Fraley believes financial planning works better when flexibility is built into the process from the beginning.
“People fail when they think the plan has to be perfect,” he says. “It just has to be sustainable.”
That mindset allows people to adjust without feeling like they ruined everything after one difficult month.
A missed savings goal or unexpected expense does not have to end the process entirely.
Consumers who stay engaged through setbacks usually make more progress long-term than those who repeatedly restart from scratch, chasing perfect discipline.
A Financial Plan Should Quiet Your Life Down, Not Take It Over
Some of the most effective financial systems are also the least dramatic.
They are not built around constant tracking or extreme restriction.
They operate more quietly than that. Spending becomes more intentional over time. Savings grow steadily.
Financial surprises become easier to absorb because there is more structure underneath daily decisions.
“A financial plan should support your life,” Fraley says. “It should not consume it.”

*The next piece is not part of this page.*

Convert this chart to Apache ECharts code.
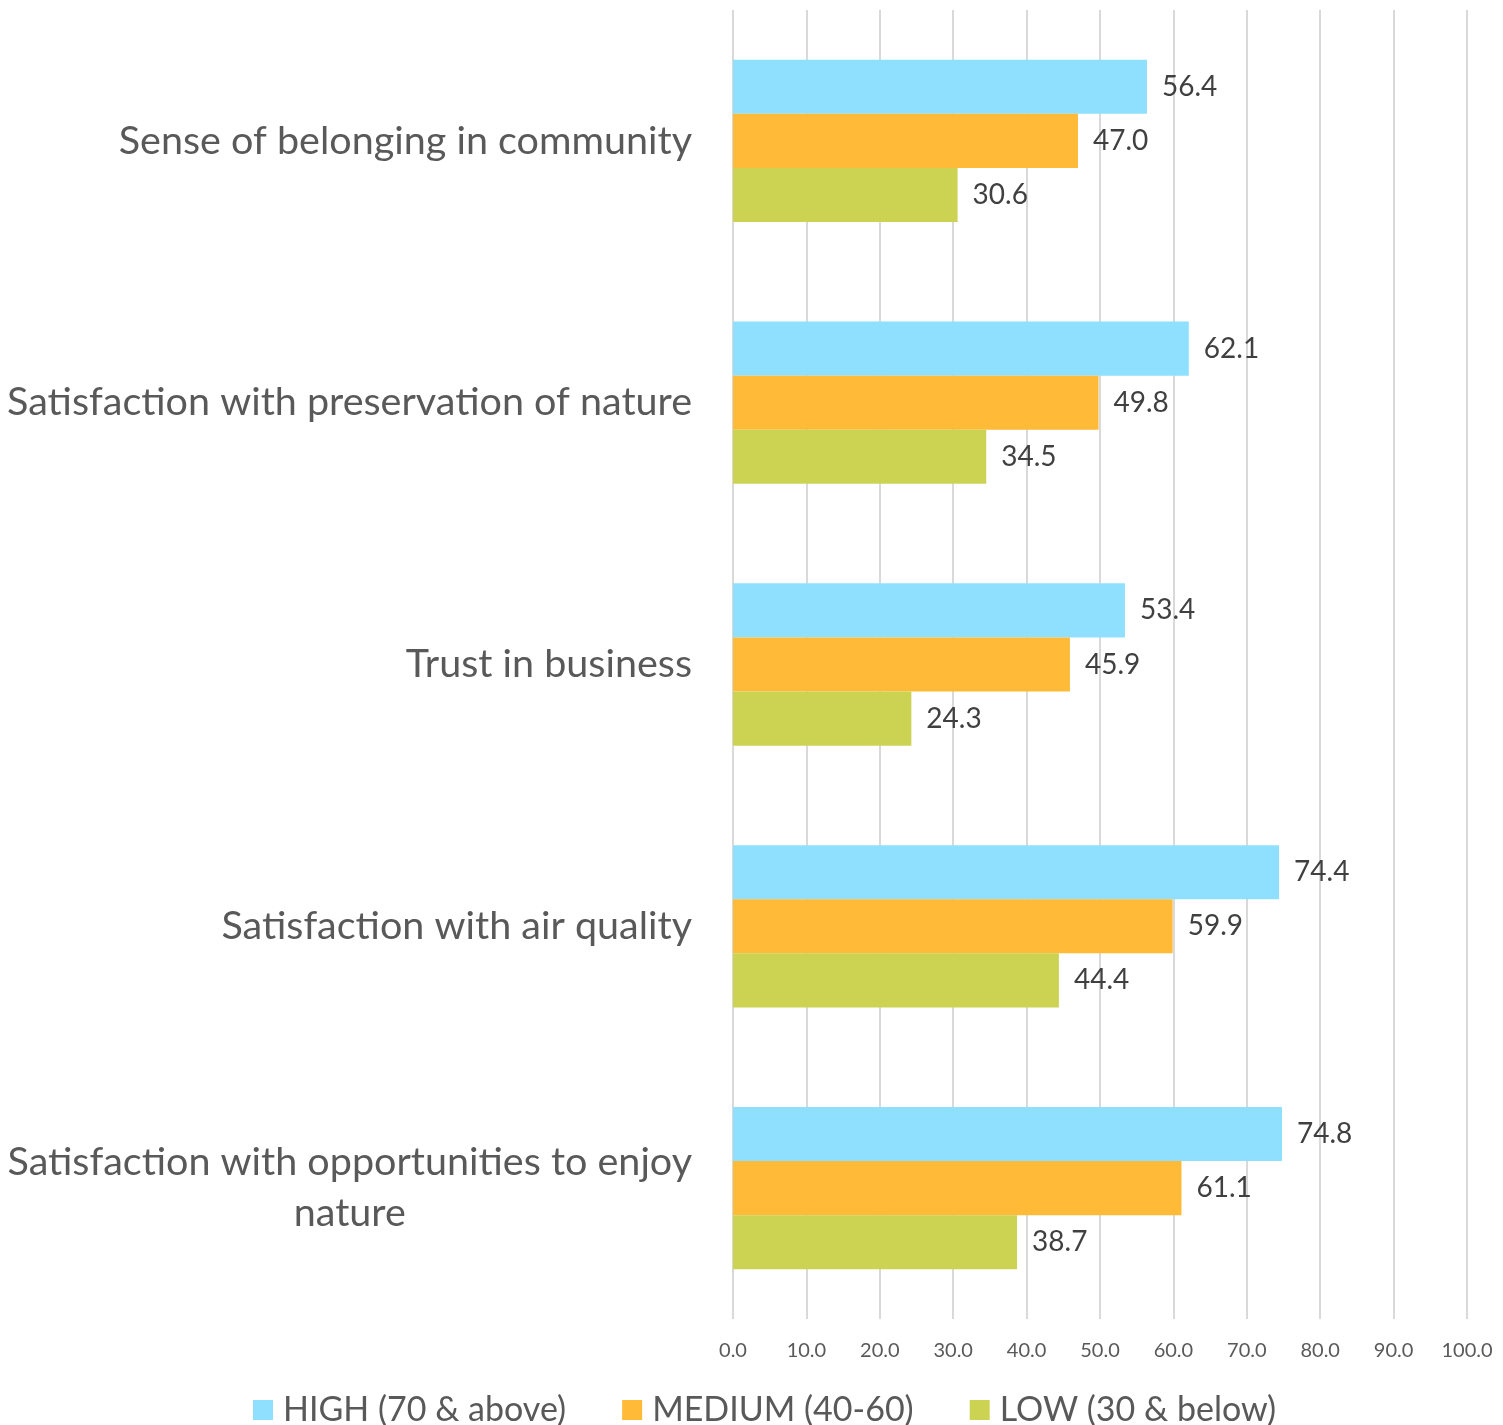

That may be why simpler systems often last longer.
People are more likely to maintain habits that fit naturally into their routines than systems that require constant intensity to sustain.
For consumers overwhelmed by financial advice, that may be the more useful message.
A financial plan does not need to look impressive to work. It only needs to be clear enough that someone can keep following it after motivation fades and real life takes over.